08.07.2010 Arbeits- und Sozialrecht

OGH: Versuchter Diebstahl - Entlassung nach § 82 Abs 1 lit d GewO?

Ein Versuch nach § 15 Abs 2 StGB ist der Vollendung des Delikts gleichgestellt


Schlagworte: Entlassung, Vertrauensunwürdigkeit, versuchter Diebstahl
Gesetze:

§ 82 Abs 1 lit d GewO

GZ 8 ObA 25/10z, 22.04.2010

OGH: Nach § 82 Abs 1 lit d GewO begründen strafbare Handlungen, die Vertrauensunwürdigkeit hervorrufen, einen Entlassungsgrund. Ein Diebstahl führt nach der Rsp in der Regel zu Vertrauensunwürdigkeit des Arbeitnehmers; diese wird daher grundsätzlich als gegeben angesehen. Ein Versuch nach § 15 Abs 2 StGB ist der Vollendung des Delikts gleichgestellt. Auf den Wert des Deliktsobjekts kommt es grundsätzlich nicht an.

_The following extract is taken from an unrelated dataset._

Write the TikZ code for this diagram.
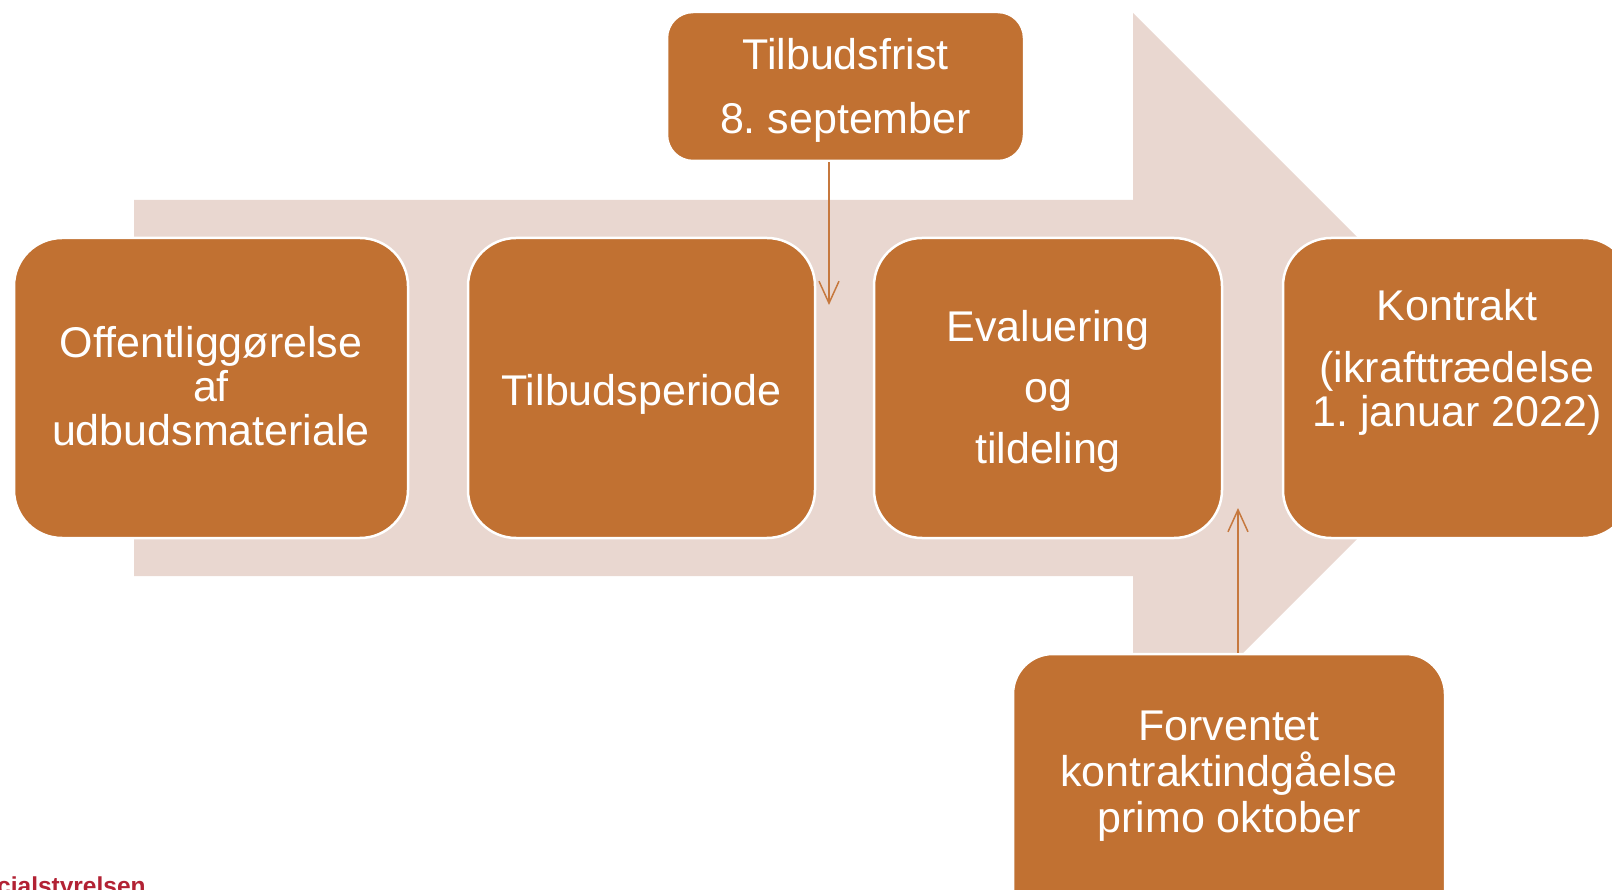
\documentclass[tikz,border=0pt]{standalone}
\usepackage{fontspec}
\setmainfont{Liberation Sans}
\usetikzlibrary{arrows.meta}
\frenchspacing
\definecolor{boxfill}{RGB}{193,113,50}
\definecolor{arrowbg}{RGB}{233,215,208}
\definecolor{linkcol}{RGB}{198,120,62}
\definecolor{logored}{RGB}{178,34,52}
\tikzset{
  stagebox/.style={draw=white, line width=2.5pt, fill=boxfill, rounded corners=48pt, inner sep=0pt, minimum height=300pt},
  notebox/.style={draw=white, line width=2.5pt, fill=boxfill, inner sep=0pt},
  lbl/.style={text=white, align=center, inner sep=0pt, font=\fontsize{43}{44}\selectfont},
  link/.style={draw=linkcol, line width=1.5pt, -{Straight Barb[length=22pt,width=20pt,line width=1.5pt]}},
}
\begin{document}
\begin{tikzpicture}[x=1pt,y=-1pt]
\useasboundingbox (0,0) rectangle (1612,890);
\clip (0,0) rectangle (1612,890);
% background arrow
\fill[arrowbg] (134,200) -- (1133,200) -- (1133,13) -- (1508,388) -- (1133,763) -- (1133,576) -- (134,576) -- cycle;
% stage boxes
\node[stagebox, minimum width=394pt] (b1) at (211,388) {};
\node[stagebox, minimum width=347pt] (b2) at (641.5,388) {};
\node[stagebox, minimum width=348pt] (b3) at (1048,388) {};
\node[stagebox, minimum width=348pt] (b4) at (1457,388) {};
% note boxes
\node[notebox, rounded corners=26pt, minimum width=357pt, minimum height=149pt] (top) at (845.5,86.5) {};
\node[notebox, rounded corners=40pt, minimum width=432pt, minimum height=280pt] (bot) at (1229,794) {};
% texts
\node[lbl] (t1) at (211,386) {Offentliggørelse\\af\\udbudsmateriale};
\node[lbl] (t2) at (641.5,394) {Tilbudsperiode};
\node[lbl] (t3) at (1048,391) {Evaluering\\[17pt]og\\[17pt]tildeling};
\node[lbl] (t4) at (1457,362) {Kontrakt\\[18pt](ikrafttrædelse\\1. januar 2022)};
\node[lbl] (t5) at (845.5,90) {Tilbudsfrist\\[20pt]8. september};
\node[lbl, font=\fontsize{43}{46}\selectfont] (t6) at (1229,776) {Forventet\\kontraktindgåelse\\primo oktober};
% connectors
\coordinate (downtip) at (829,305);
\coordinate (uptip) at (1238,508);
\draw[link] (top.south -| downtip) -- (downtip);
\draw[link] (bot.north -| uptip) -- (uptip);
% logo text
\node[anchor=base west, inner sep=0pt, text=logored, font=\fontsize{24.5}{24.5}\selectfont\bfseries] (logo) at (-3,894) {cialstyrelsen};
\end{tikzpicture}
\end{document}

Für die begründete Annahme, dass dem Arbeitgeber die Weiterbeschäftigung ausnahmsweise dennoch nicht unzumutbar ist, müssen besondere Umstände vorliegen.

Der Kläger führt zutreffend aus, dass für das Versuchsstadium einer strafbaren Handlung der Tatentschluss durch eine der Ausführung unmittelbar vorangehende Handlung betätigt werden muss.

Ausgehend von den getroffenen Feststellungen hat der Kläger die Papierrollen, die er mit nach Hause nehmen wollte, unerlaubt von ihrem Bestimmungsort entfernt. Die Verwendung des Plastiksacks diente nicht nur dem Transport, sondern ebenso der Verheimlichung der entfernten Sachen. Zudem hat der Kläger versucht, den Plastiksack in einem Zwischenlager zu verstecken, um bei seinem Vorhaben nicht entdeckt zu werden. Die Beurteilung, dass er in Ansehung der Papierrollen, die er mit nach Hause nehmen wollte, bereits eine Ausführungshandlung gesetzt habe und nicht lediglich von einer Vorbereitungshandlung gesprochen werden könne, ist keineswegs unvertretbar. Jedenfalls an der Ausführungsnähe seiner Wegnahme- und Verheimlichungshandlungen, die unmittelbar dem gewollten Gewahrsamsbruch dienten, ist nicht zu zweifeln.

Ob der Entlassungstatbestand des § 82 Abs 1 lit d GewO letztlich verwirklicht ist, lässt sich nur für den Einzelfall beurteilen.